RocksDB: A Persistent Key-Value Store for Flash and RAM Storage

CircleCI Status TravisCI Status Appveyor Build status PPC64le Build Status

RocksDB is developed and maintained by Facebook Database Engineering Team. It is built on earlier work on LevelDB by Sanjay Ghemawat (sanjay@google.com) and Jeff Dean (jeff@google.com)

This code is a library that forms the core building block for a fast key-value server, especially suited for storing data on flash drives. It has a Log-Structured-Merge-Database (LSM) design with flexible tradeoffs between Write-Amplification-Factor (WAF), Read-Amplification-Factor (RAF) and Space-Amplification-Factor (SAF). It has multi-threaded compactions, making it especially suitable for storing multiple terabytes of data in a single database.

Start with example usage here: https://github.com/facebook/rocksdb/tree/master/examples

See the github wiki for more explanation.

The public interface is in include/. Callers should not include or rely on the details of any other header files in this package. Those internal APIs may be changed without warning.

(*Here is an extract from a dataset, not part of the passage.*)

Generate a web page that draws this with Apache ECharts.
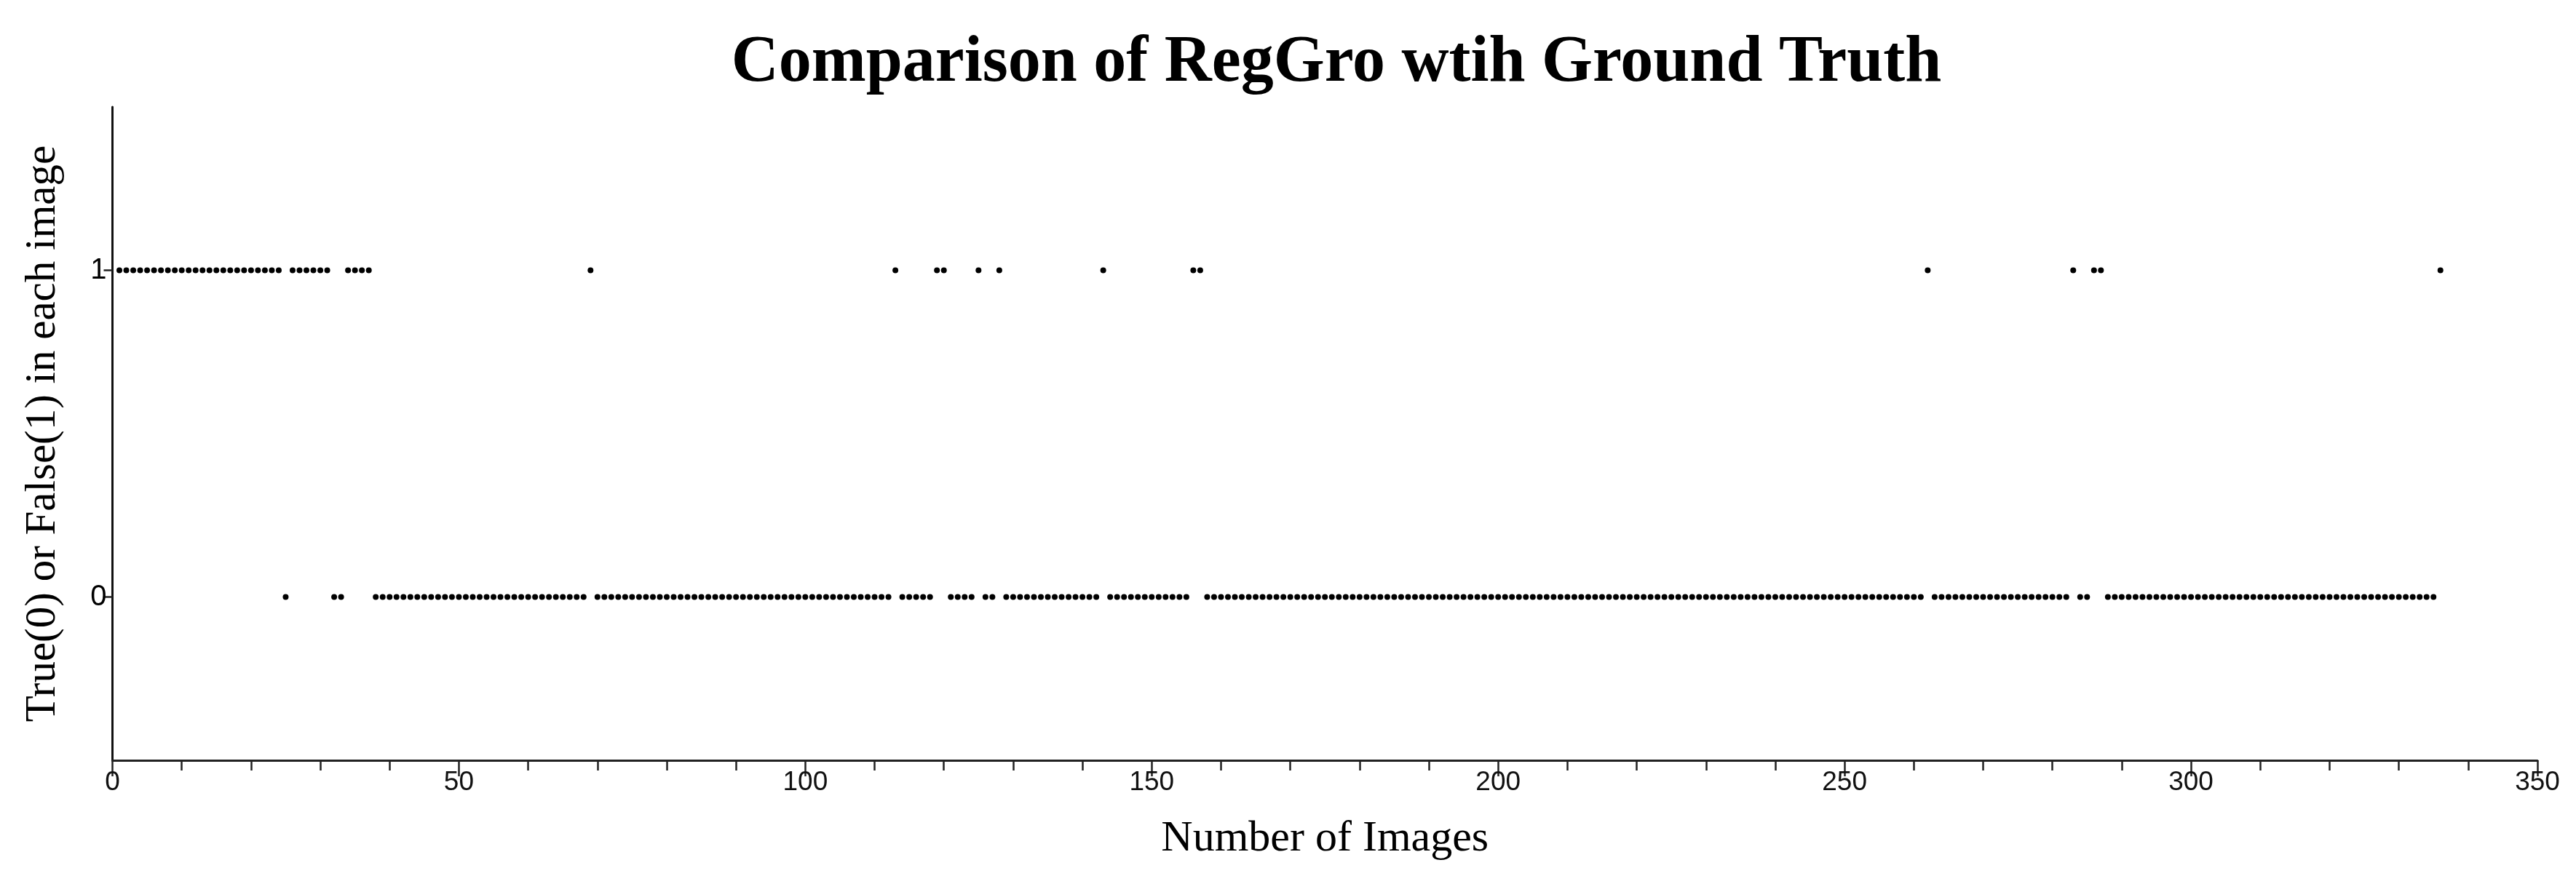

Design discussions are conducted in https://www.facebook.com/groups/rocksdb.dev/ and https://rocksdb.slack.com/

License

RocksDB is dual-licensed under both the GPLv2 (found in the COPYING file in the root directory) and Apache 2.0 License (found in the LICENSE.Apache file in the root directory). You may select, at your option, one of the above-listed licenses.